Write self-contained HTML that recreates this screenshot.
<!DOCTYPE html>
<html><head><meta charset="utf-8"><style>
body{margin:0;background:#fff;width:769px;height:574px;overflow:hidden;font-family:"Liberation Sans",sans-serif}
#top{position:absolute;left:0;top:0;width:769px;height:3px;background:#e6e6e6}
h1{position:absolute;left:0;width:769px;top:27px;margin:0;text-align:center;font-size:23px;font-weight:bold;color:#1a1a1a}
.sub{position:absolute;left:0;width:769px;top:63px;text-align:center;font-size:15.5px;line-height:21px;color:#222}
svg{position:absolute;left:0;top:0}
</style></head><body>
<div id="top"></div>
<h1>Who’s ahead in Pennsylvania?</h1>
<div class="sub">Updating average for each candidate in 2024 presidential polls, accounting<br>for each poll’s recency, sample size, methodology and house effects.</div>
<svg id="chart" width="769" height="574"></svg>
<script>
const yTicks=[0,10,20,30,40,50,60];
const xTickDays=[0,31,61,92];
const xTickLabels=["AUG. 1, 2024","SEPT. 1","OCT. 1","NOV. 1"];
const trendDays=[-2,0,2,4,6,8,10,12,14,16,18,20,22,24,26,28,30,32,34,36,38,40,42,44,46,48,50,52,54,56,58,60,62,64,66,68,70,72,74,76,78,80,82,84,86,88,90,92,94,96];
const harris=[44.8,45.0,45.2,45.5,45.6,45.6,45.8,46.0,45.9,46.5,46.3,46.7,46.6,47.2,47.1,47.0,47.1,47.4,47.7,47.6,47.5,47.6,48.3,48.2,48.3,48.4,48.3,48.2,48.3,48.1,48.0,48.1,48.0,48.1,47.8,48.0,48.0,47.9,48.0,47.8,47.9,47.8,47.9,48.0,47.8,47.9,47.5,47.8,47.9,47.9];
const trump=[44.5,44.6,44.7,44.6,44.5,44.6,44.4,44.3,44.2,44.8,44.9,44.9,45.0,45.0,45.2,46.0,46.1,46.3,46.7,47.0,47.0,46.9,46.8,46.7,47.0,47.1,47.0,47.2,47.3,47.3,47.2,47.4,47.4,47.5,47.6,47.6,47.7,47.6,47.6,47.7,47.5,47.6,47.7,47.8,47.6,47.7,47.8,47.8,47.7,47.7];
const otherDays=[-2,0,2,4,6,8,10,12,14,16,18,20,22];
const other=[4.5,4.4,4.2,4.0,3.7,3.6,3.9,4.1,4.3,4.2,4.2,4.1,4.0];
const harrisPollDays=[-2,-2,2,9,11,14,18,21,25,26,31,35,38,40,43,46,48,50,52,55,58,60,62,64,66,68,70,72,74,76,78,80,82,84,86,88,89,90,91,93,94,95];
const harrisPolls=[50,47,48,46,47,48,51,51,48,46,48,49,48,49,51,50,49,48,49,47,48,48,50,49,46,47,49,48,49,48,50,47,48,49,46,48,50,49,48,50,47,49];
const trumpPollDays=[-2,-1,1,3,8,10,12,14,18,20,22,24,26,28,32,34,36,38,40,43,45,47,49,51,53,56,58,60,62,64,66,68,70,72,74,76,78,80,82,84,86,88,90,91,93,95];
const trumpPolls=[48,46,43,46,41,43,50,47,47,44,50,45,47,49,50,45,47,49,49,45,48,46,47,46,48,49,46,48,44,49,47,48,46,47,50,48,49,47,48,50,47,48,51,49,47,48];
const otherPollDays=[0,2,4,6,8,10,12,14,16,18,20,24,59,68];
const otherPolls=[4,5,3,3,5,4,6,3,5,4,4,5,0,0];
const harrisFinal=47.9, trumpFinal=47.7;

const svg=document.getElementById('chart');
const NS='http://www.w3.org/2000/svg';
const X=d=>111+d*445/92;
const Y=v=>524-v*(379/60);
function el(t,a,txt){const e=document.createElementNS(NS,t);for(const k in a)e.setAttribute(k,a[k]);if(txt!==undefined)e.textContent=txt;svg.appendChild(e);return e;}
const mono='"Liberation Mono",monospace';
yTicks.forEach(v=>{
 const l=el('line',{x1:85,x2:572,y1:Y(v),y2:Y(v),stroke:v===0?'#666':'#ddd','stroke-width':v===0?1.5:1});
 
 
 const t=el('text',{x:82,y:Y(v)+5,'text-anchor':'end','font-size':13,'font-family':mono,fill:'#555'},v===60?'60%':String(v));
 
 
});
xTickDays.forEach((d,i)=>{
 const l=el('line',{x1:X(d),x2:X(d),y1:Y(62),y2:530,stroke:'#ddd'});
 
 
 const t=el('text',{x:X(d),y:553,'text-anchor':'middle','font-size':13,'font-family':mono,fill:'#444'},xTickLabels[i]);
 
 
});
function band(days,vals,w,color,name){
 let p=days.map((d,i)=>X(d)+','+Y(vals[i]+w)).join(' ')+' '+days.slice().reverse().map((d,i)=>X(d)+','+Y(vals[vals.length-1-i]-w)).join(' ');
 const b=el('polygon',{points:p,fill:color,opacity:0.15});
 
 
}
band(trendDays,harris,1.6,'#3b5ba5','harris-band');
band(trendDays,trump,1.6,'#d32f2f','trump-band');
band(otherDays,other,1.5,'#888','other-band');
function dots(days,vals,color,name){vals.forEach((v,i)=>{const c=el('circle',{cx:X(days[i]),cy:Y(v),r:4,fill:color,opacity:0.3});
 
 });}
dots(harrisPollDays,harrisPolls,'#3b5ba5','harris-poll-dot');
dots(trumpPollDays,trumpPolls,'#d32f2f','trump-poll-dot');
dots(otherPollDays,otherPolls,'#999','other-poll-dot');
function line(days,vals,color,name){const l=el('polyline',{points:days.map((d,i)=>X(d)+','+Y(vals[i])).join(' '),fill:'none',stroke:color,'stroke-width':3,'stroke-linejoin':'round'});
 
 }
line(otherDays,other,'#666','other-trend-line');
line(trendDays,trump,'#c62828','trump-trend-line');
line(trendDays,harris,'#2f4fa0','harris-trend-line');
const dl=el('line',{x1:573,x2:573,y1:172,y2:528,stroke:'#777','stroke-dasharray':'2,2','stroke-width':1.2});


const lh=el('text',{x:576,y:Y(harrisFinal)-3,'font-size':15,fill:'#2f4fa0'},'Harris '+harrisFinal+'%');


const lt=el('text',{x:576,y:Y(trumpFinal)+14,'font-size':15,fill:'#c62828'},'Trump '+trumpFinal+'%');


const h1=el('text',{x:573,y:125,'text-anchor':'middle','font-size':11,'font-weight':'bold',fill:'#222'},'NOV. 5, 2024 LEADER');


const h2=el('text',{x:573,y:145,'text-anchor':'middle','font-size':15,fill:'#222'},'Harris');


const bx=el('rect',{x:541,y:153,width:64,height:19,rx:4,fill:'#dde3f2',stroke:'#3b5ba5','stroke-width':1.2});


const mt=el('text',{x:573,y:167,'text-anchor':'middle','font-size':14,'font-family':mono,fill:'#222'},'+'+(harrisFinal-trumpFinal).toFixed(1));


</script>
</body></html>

---+---

**What you are asked to do:** Return every line exactly.

**Task result:**
Write self-contained HTML that recreates this screenshot.
<!DOCTYPE html>
<html><head><meta charset="utf-8"><style>
body{margin:0;background:#fff;width:769px;height:574px;overflow:hidden;font-family:"Liberation Sans",sans-serif}
#top{position:absolute;left:0;top:0;width:769px;height:3px;background:#e6e6e6}
h1{position:absolute;left:0;width:769px;top:27px;margin:0;text-align:center;font-size:23px;font-weight:bold;color:#1a1a1a}
.sub{position:absolute;left:0;width:769px;top:63px;text-align:center;font-size:15.5px;line-height:21px;color:#222}
svg{position:absolute;left:0;top:0}
</style></head><body>
<div id="top"></div>
<h1>Who’s ahead in Pennsylvania?</h1>
<div class="sub">Updating average for each candidate in 2024 presidential polls, accounting<br>for each poll’s recency, sample size, methodology and house effects.</div>
<svg id="chart" width="769" height="574"></svg>
<script>
const yTicks=[0,10,20,30,40,50,60];
const xTickDays=[0,31,61,92];
const xTickLabels=["AUG. 1, 2024","SEPT. 1","OCT. 1","NOV. 1"];
const trendDays=[-2,0,2,4,6,8,10,12,14,16,18,20,22,24,26,28,30,32,34,36,38,40,42,44,46,48,50,52,54,56,58,60,62,64,66,68,70,72,74,76,78,80,82,84,86,88,90,92,94,96];
const harris=[44.8,45.0,45.2,45.5,45.6,45.6,45.8,46.0,45.9,46.5,46.3,46.7,46.6,47.2,47.1,47.0,47.1,47.4,47.7,47.6,47.5,47.6,48.3,48.2,48.3,48.4,48.3,48.2,48.3,48.1,48.0,48.1,48.0,48.1,47.8,48.0,48.0,47.9,48.0,47.8,47.9,47.8,47.9,48.0,47.8,47.9,47.5,47.8,47.9,47.9];
const trump=[44.5,44.6,44.7,44.6,44.5,44.6,44.4,44.3,44.2,44.8,44.9,44.9,45.0,45.0,45.2,46.0,46.1,46.3,46.7,47.0,47.0,46.9,46.8,46.7,47.0,47.1,47.0,47.2,47.3,47.3,47.2,47.4,47.4,47.5,47.6,47.6,47.7,47.6,47.6,47.7,47.5,47.6,47.7,47.8,47.6,47.7,47.8,47.8,47.7,47.7];
const otherDays=[-2,0,2,4,6,8,10,12,14,16,18,20,22];
const other=[4.5,4.4,4.2,4.0,3.7,3.6,3.9,4.1,4.3,4.2,4.2,4.1,4.0];
const harrisPollDays=[-2,-2,2,9,11,14,18,21,25,26,31,35,38,40,43,46,48,50,52,55,58,60,62,64,66,68,70,72,74,76,78,80,82,84,86,88,89,90,91,93,94,95];
const harrisPolls=[50,47,48,46,47,48,51,51,48,46,48,49,48,49,51,50,49,48,49,47,48,48,50,49,46,47,49,48,49,48,50,47,48,49,46,48,50,49,48,50,47,49];
const trumpPollDays=[-2,-1,1,3,8,10,12,14,18,20,22,24,26,28,32,34,36,38,40,43,45,47,49,51,53,56,58,60,62,64,66,68,70,72,74,76,78,80,82,84,86,88,90,91,93,95];
const trumpPolls=[48,46,43,46,41,43,50,47,47,44,50,45,47,49,50,45,47,49,49,45,48,46,47,46,48,49,46,48,44,49,47,48,46,47,50,48,49,47,48,50,47,48,51,49,47,48];
const otherPollDays=[0,2,4,6,8,10,12,14,16,18,20,24,59,68];
const otherPolls=[4,5,3,3,5,4,6,3,5,4,4,5,0,0];
const harrisFinal=47.9, trumpFinal=47.7;

const svg=document.getElementById('chart');
const NS='http://www.w3.org/2000/svg';
const X=d=>111+d*445/92;
const Y=v=>524-v*(379/60);
function el(t,a,txt){const e=document.createElementNS(NS,t);for(const k in a)e.setAttribute(k,a[k]);if(txt!==undefined)e.textContent=txt;svg.appendChild(e);return e;}
const mono='"Liberation Mono",monospace';
yTicks.forEach(v=>{
 const l=el('line',{x1:85,x2:572,y1:Y(v),y2:Y(v),stroke:v===0?'#666':'#ddd','stroke-width':v===0?1.5:1});
 
 
 const t=el('text',{x:82,y:Y(v)+5,'text-anchor':'end','font-size':13,'font-family':mono,fill:'#555'},v===60?'60%':String(v));
 
 
});
xTickDays.forEach((d,i)=>{
 const l=el('line',{x1:X(d),x2:X(d),y1:Y(62),y2:530,stroke:'#ddd'});
 
 
 const t=el('text',{x:X(d),y:553,'text-anchor':'middle','font-size':13,'font-family':mono,fill:'#444'},xTickLabels[i]);
 
 
});
function band(days,vals,w,color,name){
 let p=days.map((d,i)=>X(d)+','+Y(vals[i]+w)).join(' ')+' '+days.slice().reverse().map((d,i)=>X(d)+','+Y(vals[vals.length-1-i]-w)).join(' ');
 const b=el('polygon',{points:p,fill:color,opacity:0.15});
 
 
}
band(trendDays,harris,1.6,'#3b5ba5','harris-band');
band(trendDays,trump,1.6,'#d32f2f','trump-band');
band(otherDays,other,1.5,'#888','other-band');
function dots(days,vals,color,name){vals.forEach((v,i)=>{const c=el('circle',{cx:X(days[i]),cy:Y(v),r:4,fill:color,opacity:0.3});
 
 });}
dots(harrisPollDays,harrisPolls,'#3b5ba5','harris-poll-dot');
dots(trumpPollDays,trumpPolls,'#d32f2f','trump-poll-dot');
dots(otherPollDays,otherPolls,'#999','other-poll-dot');
function line(days,vals,color,name){const l=el('polyline',{points:days.map((d,i)=>X(d)+','+Y(vals[i])).join(' '),fill:'none',stroke:color,'stroke-width':3,'stroke-linejoin':'round'});
 
 }
line(otherDays,other,'#666','other-trend-line');
line(trendDays,trump,'#c62828','trump-trend-line');
line(trendDays,harris,'#2f4fa0','harris-trend-line');
const dl=el('line',{x1:573,x2:573,y1:172,y2:528,stroke:'#777','stroke-dasharray':'2,2','stroke-width':1.2});


const lh=el('text',{x:576,y:Y(harrisFinal)-3,'font-size':15,fill:'#2f4fa0'},'Harris '+harrisFinal+'%');


const lt=el('text',{x:576,y:Y(trumpFinal)+14,'font-size':15,fill:'#c62828'},'Trump '+trumpFinal+'%');


const h1=el('text',{x:573,y:125,'text-anchor':'middle','font-size':11,'font-weight':'bold',fill:'#222'},'NOV. 5, 2024 LEADER');


const h2=el('text',{x:573,y:145,'text-anchor':'middle','font-size':15,fill:'#222'},'Harris');


const bx=el('rect',{x:541,y:153,width:64,height:19,rx:4,fill:'#dde3f2',stroke:'#3b5ba5','stroke-width':1.2});


const mt=el('text',{x:573,y:167,'text-anchor':'middle','font-size':14,'font-family':mono,fill:'#222'},'+'+(harrisFinal-trumpFinal).toFixed(1));


</script>
</body></html>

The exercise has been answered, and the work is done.